Nonostante la sconfitta al referendum dello scorso febbraio, nel quale i cittadini si sono espressi, sia pure con un margine ristrettissimo, contro il cambiamento della Costituzione e di conseguenza contro un suo ulteriore mandato, il presidente della Bolivia Evo Morales medita di ricandidarsi ugualmente nel 2019. Una prospettiva, quella emersa in questi giorni, che non trova d’accordo la Chiesa boliviana.
“Il 21 febbraio di quest’anno il popolo boliviano ha parlato e, di conseguenza, si dovrebbe rispettare il giudizio del popolo”, ha detto ieri nel corso della conferenza stampa convocata per gli auguri di Natale il segretario generale della Conferenza episcopale boliviana (Ceb), mons.

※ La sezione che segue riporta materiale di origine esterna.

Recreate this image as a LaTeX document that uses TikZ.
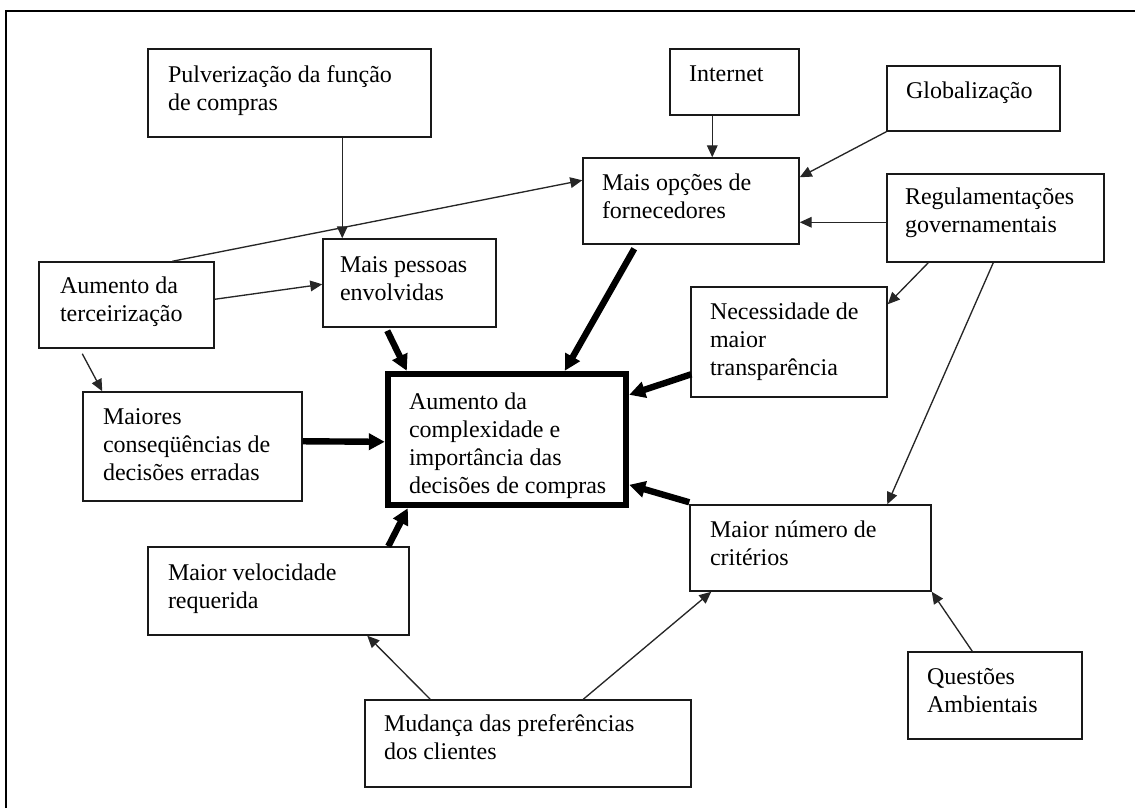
\documentclass[tikz,border=0pt]{standalone}
\usepackage{fontspec}
\setmainfont{Liberation Serif}
\usetikzlibrary{arrows.meta,fit,calc}
\newcommand\fl{\rule{0pt}{14pt}}
\begin{document}
\begin{tikzpicture}[x=0.75pt,y=-0.75pt,
 box/.style={draw=black!90, line width=1.1pt, inner sep=0pt, rectangle},
 mainbox/.style={draw=black, line width=4.8pt, inner sep=0pt, rectangle},
 txt/.style={anchor=north west, inner sep=0pt, outer sep=0pt, align=left, yshift=14pt, font=\fontsize{18pt}{21pt}\selectfont},
 thinarrow/.style={draw=black!85, line width=1pt, -{Triangle[length=9pt,width=8pt]}},
 thickarrow/.style={draw=black, line width=4.8pt, -{Triangle[length=12pt,width=12pt]}},
 frame/.style={draw=black, line width=1.5pt}]
\useasboundingbox (0,0) rectangle (1135,808);
\draw[frame] (6,808) -- (6,11) -- (1135,11);

% boxes
\node[box, fit={(148,49) (431,137)}] (pulv) {};
\node[txt] (pulvt) at (168,82) {\fl Pulverização da função\\de compras};
\node[box, fit={(670,49) (799,115)}] (inet) {};
\node[txt] (inett) at (689,81) {\fl Internet};
\node[box, fit={(887,66) (1060,131)}] (glob) {};
\node[txt] (globt) at (906,98) {\fl Globalização};
\node[box, fit={(583,158) (799,244)}] (opc) {};
\node[txt] (opct) at (602,190) {\fl Mais opções de\\fornecedores};
\node[box, fit={(887,174) (1104,262)}] (reg) {};
\node[txt] (regt) at (905,204) {\fl Regulamentações\\governamentais};
\node[box, fit={(39,262) (214,348)}] (terc) {};
\node[txt] (terct) at (60,293) {\fl Aumento da\\terceirização};
\node[box, fit={(323,239) (496,327)}] (pess) {};
\node[txt] (pesst) at (340,272) {\fl Mais pessoas\\envolvidas};
\node[box, fit={(691,287) (887,397)}] (nec) {};
\node[txt] (nect) at (710,319) {\fl Necessidade de\\maior\\transparência};
\node[box, fit={(83,392) (302,501)}] (cons) {};
\node[txt] (const) at (103,424) {\fl Maiores\\conseqüências de\\decisões erradas};
\node[mainbox, fit={(388,374) (626,505)}] (cent) {};
\node[txt] (centt) at (409,409) {\fl Aumento da\\complexidade e\\importância das\\decisões de compras};
\node[box, fit={(690,505) (931,591)}] (crit) {};
\node[txt] (critt) at (710,537) {\fl Maior número de\\critérios};
\node[box, fit={(148,547) (409,635)}] (vel) {};
\node[txt] (velt) at (168,580) {\fl Maior velocidade\\requerida};
\node[box, fit={(365,700) (691,787)}] (mud) {};
\node[txt] (mudt) at (384,731) {\fl Mudança das preferências\\dos clientes};
\node[box, fit={(908,652) (1082,739)}] (quest) {};
\node[txt] (questt) at (927,684) {\fl Questões\\Ambientais};

% thin arrows
\draw[thinarrow] ($(pulv.south west)+(195,0)$) -- ($(pess.north west)+(20,0)$);
\draw[thinarrow] ($(inet.south west)+(43,0)$) -- ($(opc.north west)+(130,0)$);
\draw[thinarrow] (glob.south west) -- ($(opc.north east)+(0,20)$);
\draw[thinarrow] ($(reg.north west)+(0,49)$) -- ($(opc.north east)+(0,65)$);
\draw[thinarrow] ($(reg.south west)+(42,0)$) -- ($(nec.north east)+(0,18)$);
\draw[thinarrow] ($(reg.south west)+(107,0)$) -- ($(crit.north west)+(198,0)$);
\draw[thinarrow] ($(terc.north west)+(134,0)$) -- ($(opc.north west)+(0,23)$);
\draw[thinarrow] ($(terc.north east)+(0,38)$) -- ($(pess.north west)+(0,46)$);
\draw[thinarrow] ($(terc.south west)+(44,5)$) -- ($(cons.north west)+(20,0)$);
\draw[thinarrow] ($(mud.north west)+(66,0)$) -- ($(vel.south west)+(220,0)$);
\draw[thinarrow] ($(mud.north west)+(219,0)$) -- ($(crit.south west)+(22,0)$);
\draw[thinarrow] ($(quest.north west)+(65,0)$) -- (crit.south east);

% thick arrows
\draw[thickarrow] ($(pess.south west)+(65,3)$) -- ($(cent.north west)+(22,0)$);
\draw[thickarrow] ($(opc.south west)+(52,4)$) -- ($(cent.north west)+(180,0)$);
\draw[thickarrow] ($(nec.north west)+(1,88)$) -- ($(cent.north east)+(0,24)$);
\draw[thickarrow] ($(cons.north east)+(0,50)$) -- ($(cent.north west)+(0,71)$);
\draw[thickarrow] ($(crit.north west)+(0,-2)$) -- ($(cent.north east)+(0,114)$);
\draw[thickarrow] ($(vel.north west)+(241,0)$) -- ($(cent.south west)+(23,0)$);
\end{tikzpicture}
\end{document}
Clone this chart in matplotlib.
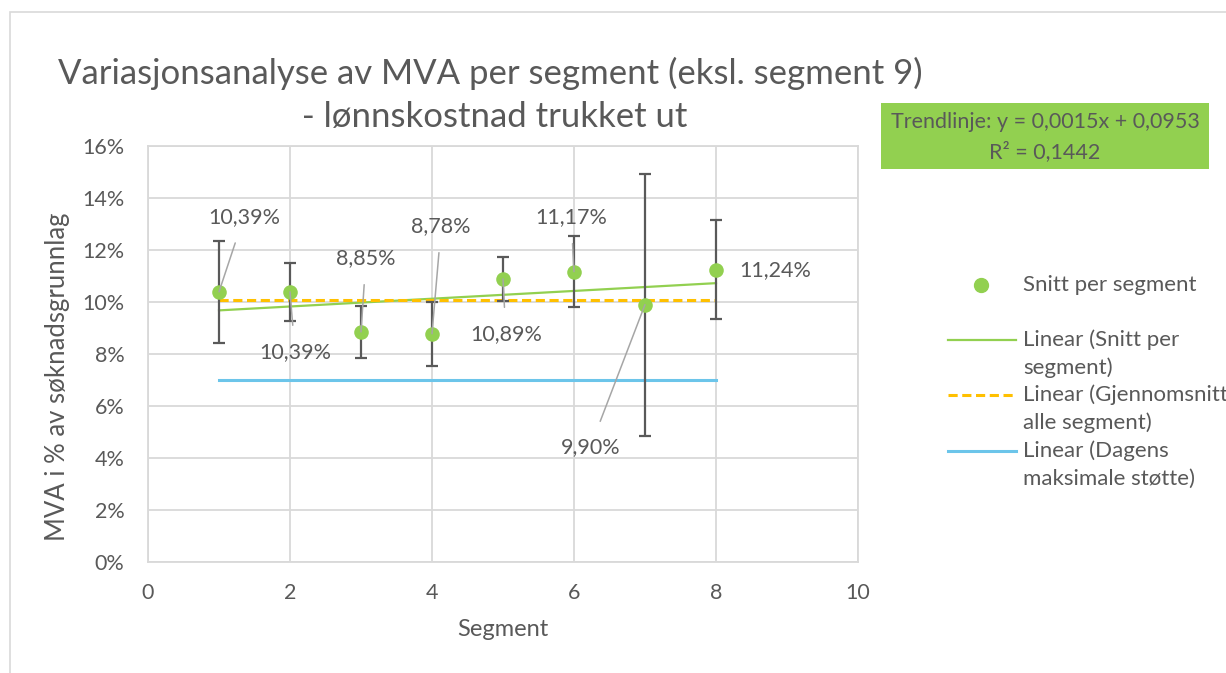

Aurelio Pesoa, vescovo ausiliare di La Paz. “Vogliamo sottolineare che la nostra opinione – ha proseguito – come Chiesa e come Conferenza episcopale, non è legata a scelte di partito, non è questione di sinistra, destra o centro”.
Ma si tratta, per l’appunto, di rispettare la scelta degli elettori: “Il popolo ha parlato, e se il popolo non è stato informato a sufficienza (questa una delle motivazioni portate da Morales, ndr), questo non è avvenuto per responsabilità del popolo, ma degli attori politici”. Secondo mons. Pesoa, una nuova candidatura del presidente Morales provocherebbe “non unione, ma una frattura. Già c’è divisione, già c’è frattura nel nostro Paese, ma questa scelta probabilmente provocherebbe un allargamento di tale frattura”. Durante la conferenza stampa il segretario generale della Ceb si è augurato che il Natale sia vissuto in famiglia e sia l’occasione per riscoprire la centralità, appunto, della famiglia e della sua unità nella società.